Holtby was more familiar at the time through her journalism. She was also renowned as a feminist and anti-fascist campaigner.

Four-figure success

South Riding, based on a fictional South Riding of Yorkshire (Holtby’s home county), was a hit and a film version was released in 1938 starring Ralph Richardson.

Land of Green Ginger (Jonathan Cape, 1927) was one of her early novels that met only moderate success. Nearly a hundred years after it appeared, a copy that came up for auction at East Yorkshire saleroom Spicers (20% buyer’s premium) did prove very popular with bidders, however.

The first edition with dust wrapper had the bonus of an inscription to the front free endpaper To Lady Rhondda, with gratitude & affection from Winifred Holtby Sept: 1927.

Lady Rhondda was Margaret Haig Mackworth, 2nd Viscountess Rhondda (née Thomas, 1883-1958). She was a close friend of Holtby.

According to parliament.uk, Lady Rhondda - a Suffragette and equalitarian feminist, daughter of an MP - “survived the sinking of the Lusitania, promoted women’s work during the war and was a successful businesswoman and magazine proprietor. She became a hereditary woman peer in her own right and fought a famous test case in an unsuccessful attempt to take her seat in the House of Lords in the 1920s.

“Margaret was the daughter of Liberal MP and Welsh businessman David Alfred Thomas and Sybil Margaret Thomas (née Haig, distantly related to Field Marshal Douglas Haig who was commander of the British Expeditionary Force in France 1915-18).”

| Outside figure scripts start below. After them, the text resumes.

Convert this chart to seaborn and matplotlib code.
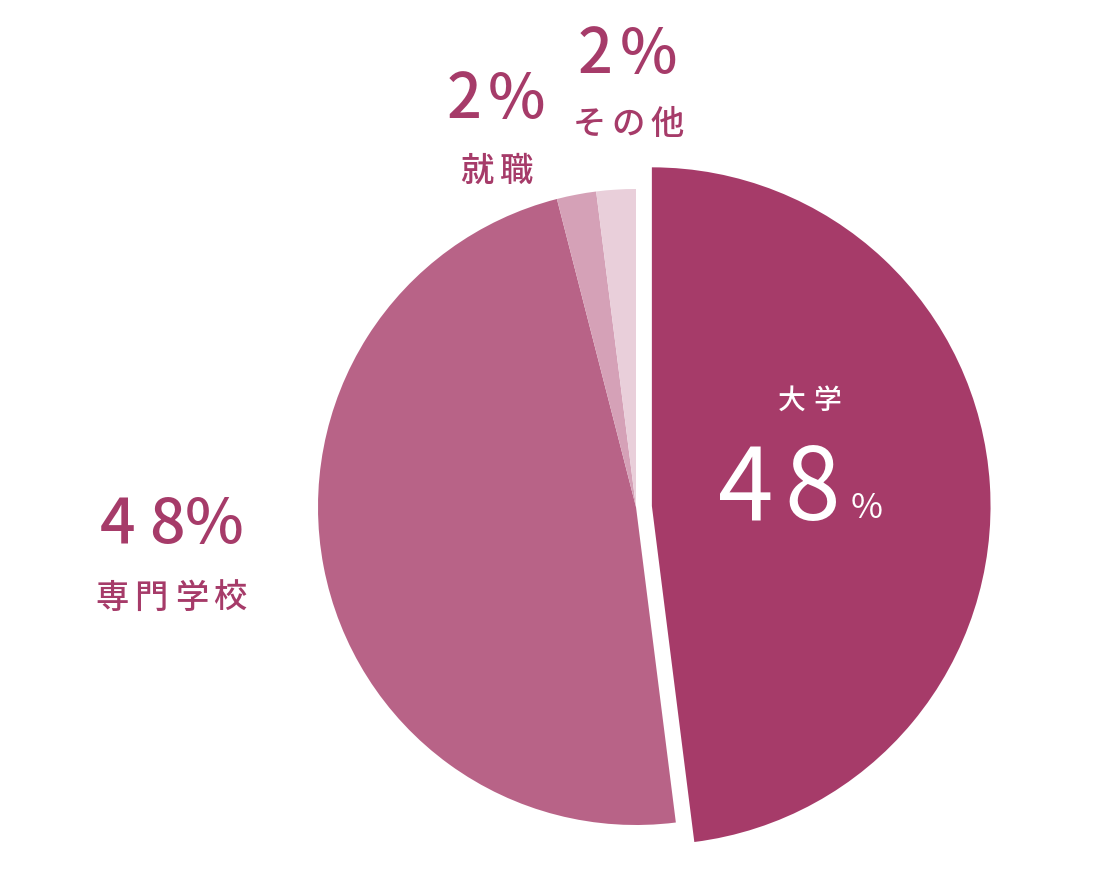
import matplotlib.pyplot as plt
import seaborn as sns

# data
labels = ['大学', '専門学校', '就職', 'その他']
shares = [48, 48, 2, 2]
colors = ['#A63B69', '#B86387', '#D5A1B7', '#E9CFDA']
text_color = '#A63B69'

sns.set_theme(style='white')
plt.rcParams['font.family'] = ['Noto Sans CJK JP', 'DejaVu Sans']

fig = plt.figure(figsize=(11, 8.8), dpi=100)
ax = fig.add_axes([0, 0, 1, 1])

# pie centre and radius in image pixels
CX, CY, R = 636, 507, 318


def px(x, y):
    # image pixel (top-left origin) -> data coords
    return (x - CX) / R, (CY - y) / R


wedges, _ = ax.pie(shares, colors=colors, startangle=90, counterclock=False,
                   explode=[0.05, 0, 0, 0], wedgeprops=dict(linewidth=0))
wedges[0].set_radius(1.065)

ax.set_xlim(px(0, 0)[0], px(1100, 0)[0])
ax.set_ylim(px(0, 880)[1], px(0, 0)[1])
ax.set_axis_off()


def chars(s, xs, y, size, color, va='center', weight='medium'):
    # draw characters one by one to get the wide letter spacing
    for ch, x in zip(s, xs):
        X, Y = px(x, y)
        ax.text(X, Y, ch, fontsize=size, color=color, ha='center', va=va,
                fontweight=weight)


# その他
chars('2%', [595, 648], 73, 44, text_color, va='baseline')
chars(labels[3], [589, 628, 667], 124, 24, text_color)
# 就職
chars('2%', [464, 516], 118, 44, text_color, va='baseline')
chars(labels[2], [477, 516], 171, 24, text_color)
# 専門学校
chars('48%', [118, 167, 214], 543, 45, text_color, va='baseline')
chars(labels[1], [112, 151, 192, 230], 598, 24, text_color)
# 大学 (inside the wedge)
chars(labels[0], [792, 827], 400, 20, 'white')
chars('48', [746, 812], 520, 72, 'white', va='baseline', weight='normal')
chars('%', [867], 518, 25, 'white', va='baseline', weight='normal')

fig.savefig('out.png', dpi=100)
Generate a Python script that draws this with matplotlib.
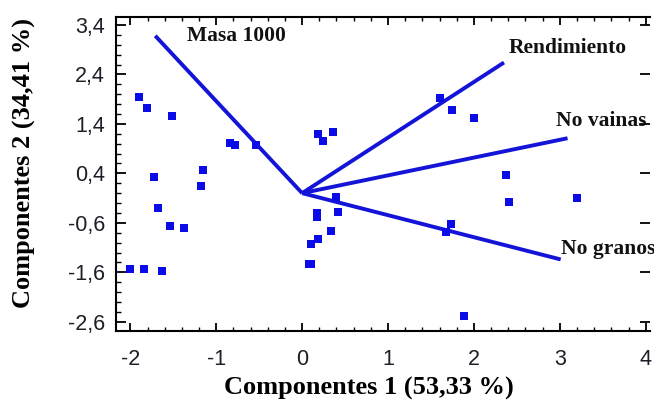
import matplotlib
matplotlib.use("Agg")
import matplotlib.pyplot as plt
from matplotlib.ticker import FixedLocator, MultipleLocator
import numpy as np

# scores (component 1, component 2)
pc1 = [-1.90, -1.81, -1.51, -1.73, -1.15, -1.18, -0.84, -0.78, -0.54, 0.19, 0.24, 0.36,
       -1.68, -1.54, -1.37, -2.00, -1.84, -1.63,
       0.175, 0.175, 0.19, 0.10, 0.08, 0.10, 0.34, 0.42, 0.39,
       1.61, 1.75, 2.00, 2.37, 2.41, 3.20, 1.73, 1.68, 1.88]
pc2 = [1.95, 1.73, 1.55, 0.32, 0.46, 0.14, 1.01, 0.97, 0.97, 1.20, 1.05, 1.24,
       -0.31, -0.67, -0.71, -1.53, -1.53, -1.57,
       -0.41, -0.49, -0.93, -1.02, -1.43, -1.43, -0.76, -0.39, -0.07,
       1.92, 1.68, 1.51, 0.37, -0.17, -0.09, -0.63, -0.79, -2.48]

# variable vectors
var_names = ["Masa 1000", "Rendimiento", "No vainas", "No granos"]
var_x = [-1.71, 2.35, 3.09, 3.01]
var_y = [3.18, 2.64, 1.11, -1.34]

xticks = [-2, -1, 0, 1, 2, 3, 4]
yticks = [-2.6, -1.6, -0.6, 0.4, 1.4, 2.4, 3.4]
ytick_labels = ["-2,6", "-1,6", "-0,6", "0,4", "1,4", "2,4", "3,4"]
xtick_labels = ["-2", "-1", "0", "1", "2", "3", "4"]

SERIF = ["Liberation Serif", "DejaVu Serif"]
SANS = ["Liberation Sans", "DejaVu Sans"]
BLUE_LINE = "#1414d8"
BLUE_PT = "#0b0be8"

fig = plt.figure(figsize=(6.54, 4.0), dpi=100)
ax = fig.add_axes([116 / 654, 1 - 330.7 / 400, (650 - 116) / 654, (330.7 - 17) / 400])

for name, vx, vy in zip(var_names, var_x, var_y):
    ax.plot([0, vx], [0, vy], color=BLUE_LINE, lw=2.8, solid_capstyle="butt", zorder=2)

ax.plot(pc1, pc2, linestyle="none", marker="s", markersize=6, color=BLUE_PT,
        markeredgewidth=0, zorder=3)

label_style = dict(family=SERIF, fontweight="bold", fontsize=15.5, color="#111111")
ax.text(-0.77, 3.18, var_names[0], ha="center", va="center", **label_style)
ax.text(2.40, 2.93, var_names[1], ha="left", va="center", **label_style)
ax.text(2.955, 1.46, var_names[2], ha="left", va="center", **label_style)
ax.text(3.01, -1.13, var_names[3], ha="left", va="center", **label_style)

ax.set_xlim(-2.167, 4.05)
ax.set_ylim(-2.78, 3.56)

ax.xaxis.set_major_locator(FixedLocator(xticks))
ax.set_xticklabels(xtick_labels)
ax.xaxis.set_minor_locator(MultipleLocator(0.2))
ax.yaxis.set_major_locator(FixedLocator(yticks))
ax.set_yticklabels(ytick_labels)
ax.yaxis.set_minor_locator(FixedLocator(np.round(np.arange(-2.6, 3.5, 0.2), 2)))

for lab in ax.get_xticklabels() + ax.get_yticklabels():
    lab.set_family(SANS)
    lab.set_fontsize(15.5)
    lab.set_color("#1e1e28")

ax.tick_params(axis="x", which="major", direction="in", length=6, width=1.3,
               top=True, pad=13)
ax.tick_params(axis="x", which="minor", direction="in", length=3, width=1.0, top=True)
ax.tick_params(axis="y", which="major", direction="in", length=7, width=1.3,
               right=True, pad=8)
ax.tick_params(axis="y", which="minor", direction="in", length=3.5, width=1.0, right=False)

for side in ["left", "bottom", "top"]:
    ax.spines[side].set_linewidth(1.5)
ax.spines["right"].set_visible(False)

ax.set_xlabel("Componentes 1 (53,33 %)", family=SERIF, fontweight="bold", fontsize=19)
ax.set_ylabel("Componentes 2 (34,41 %)", family=SERIF, fontweight="bold", fontsize=19)
ax.xaxis.set_label_coords(0.474, -0.148)
ax.yaxis.set_label_coords(-0.15, 0.533)

fig.savefig("out.png", dpi=100)
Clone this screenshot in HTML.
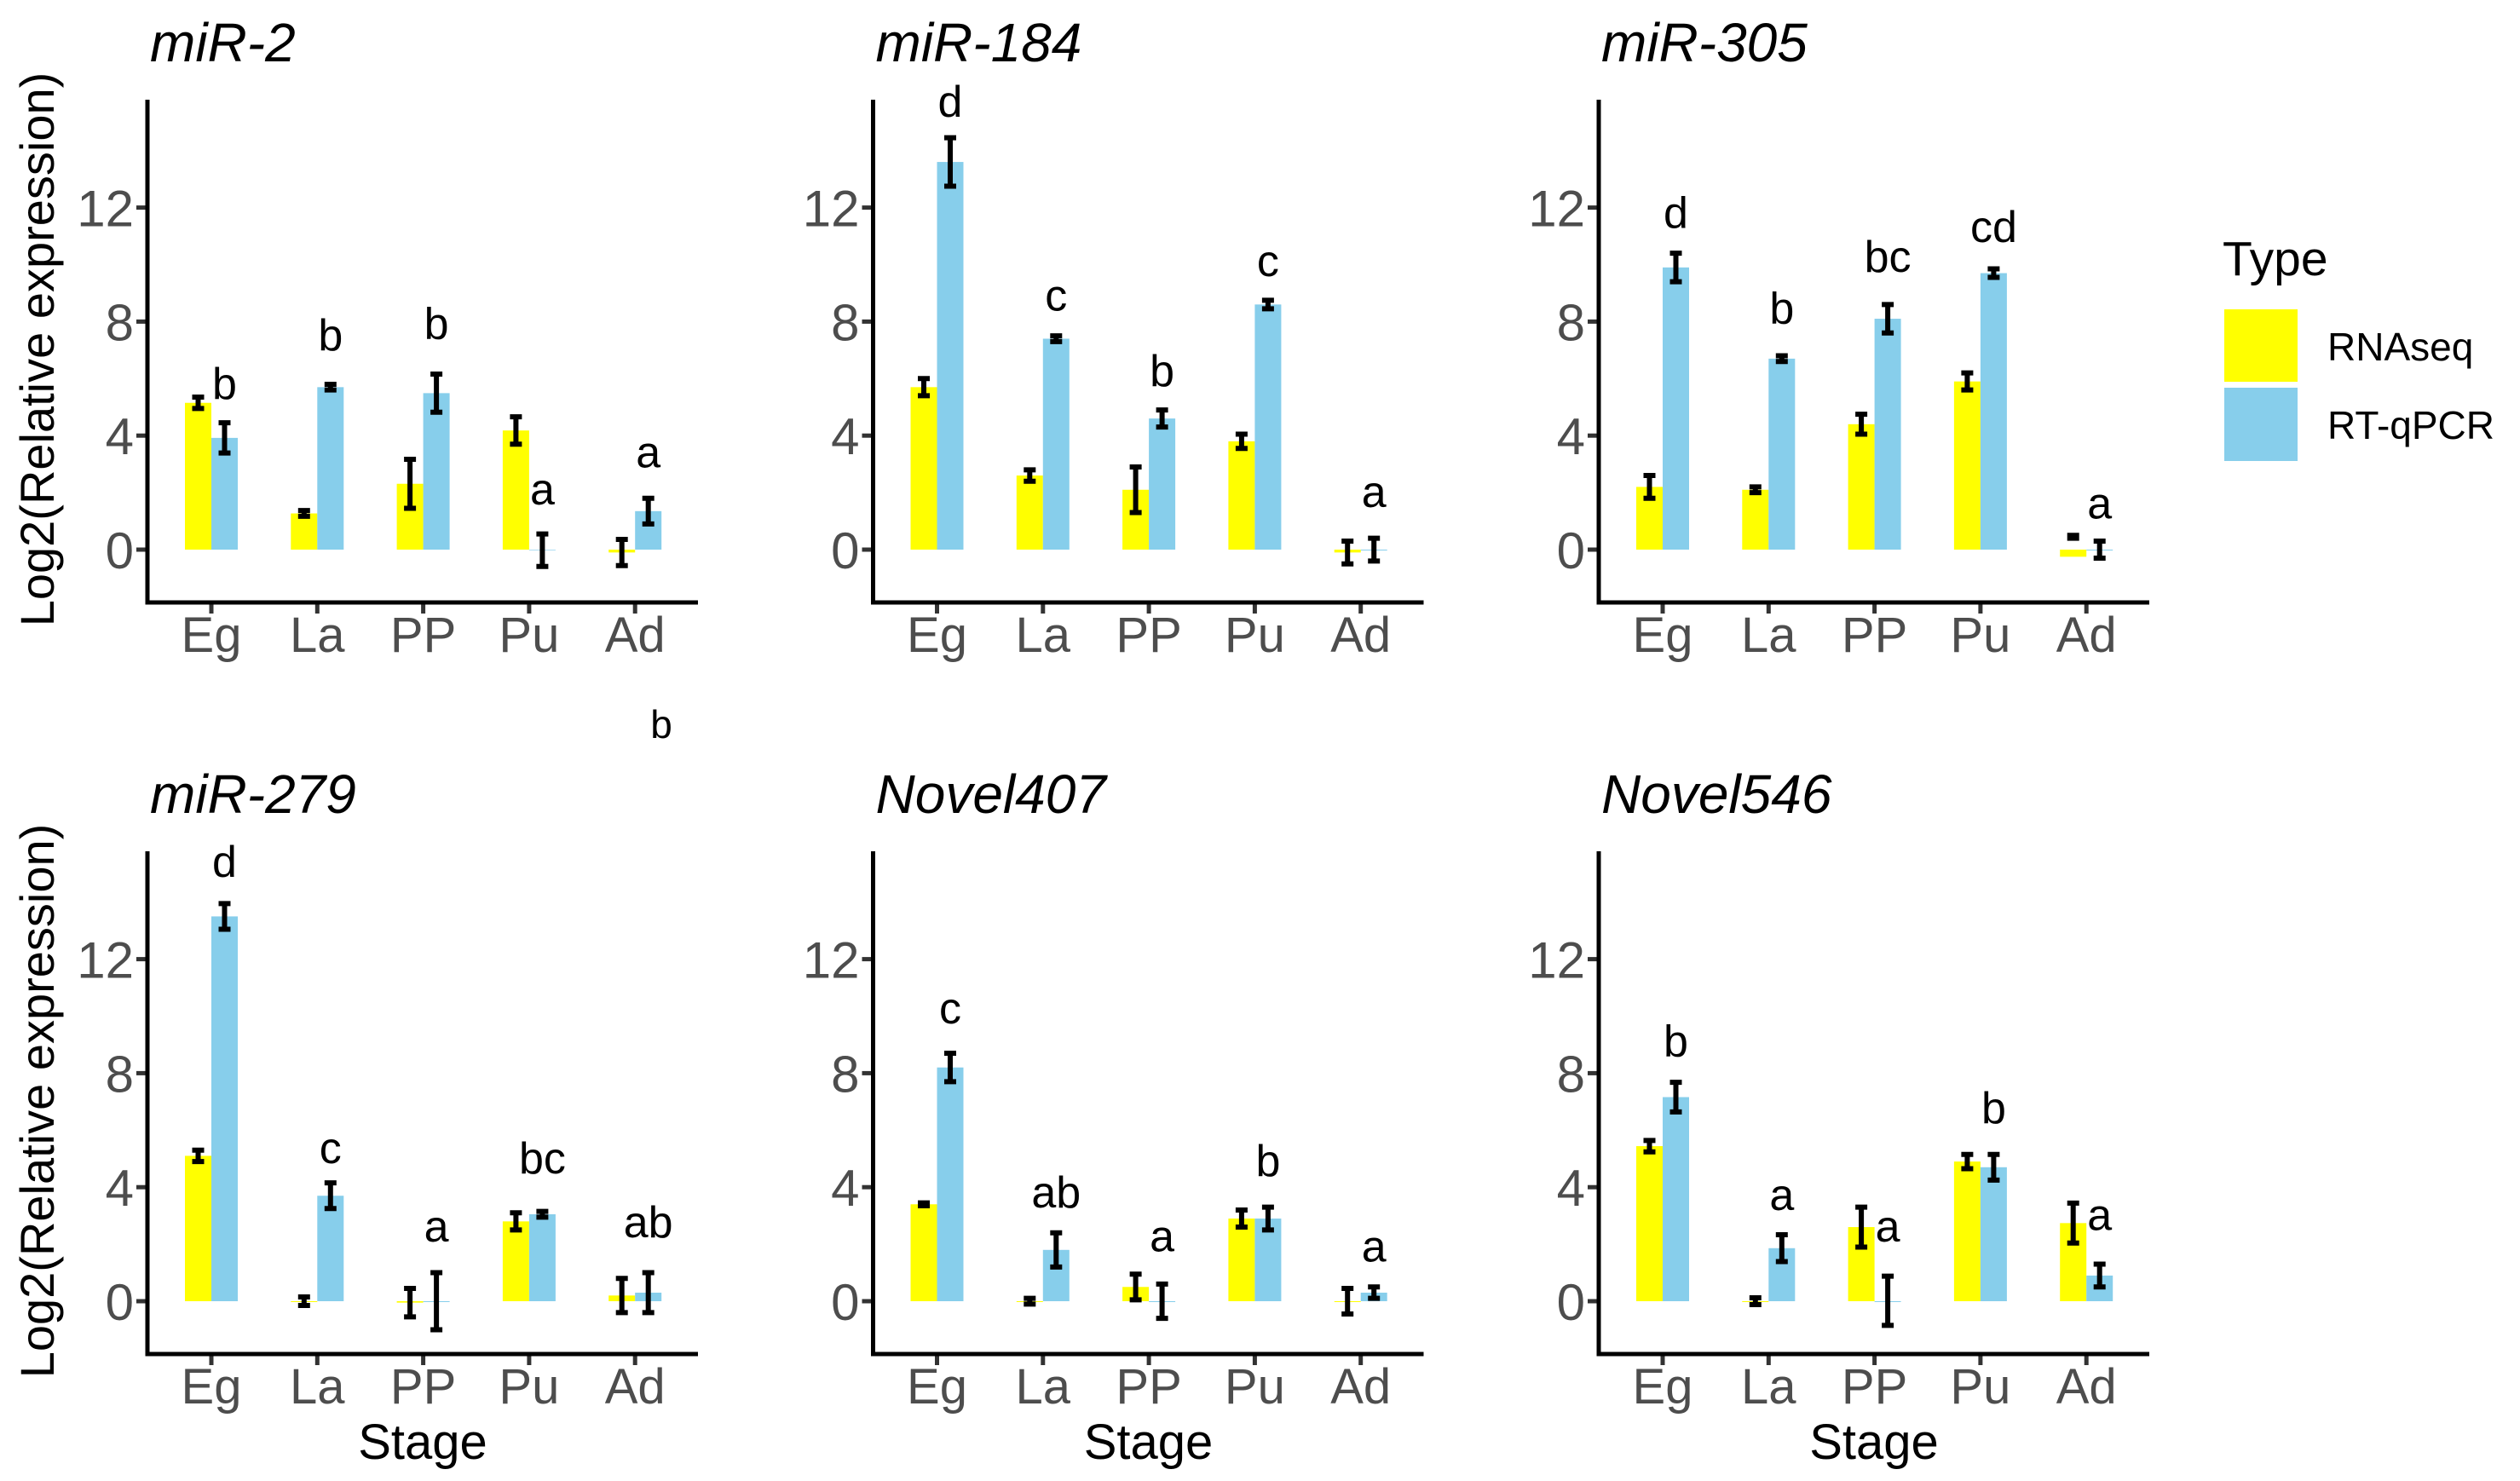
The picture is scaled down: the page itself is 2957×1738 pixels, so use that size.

Estimated at £80-120 at the saleroom in Old Goole, Land of Green Ginger hammered down at £1400 to the UK book trade.

Spicers said it came from a deceased estate, adding: “We don’t know why he had the specific book as it has come from Lady Rhondda’s collection at some point, other than they were known to collect books by authors local to East Yorkshire and Yorkshire.”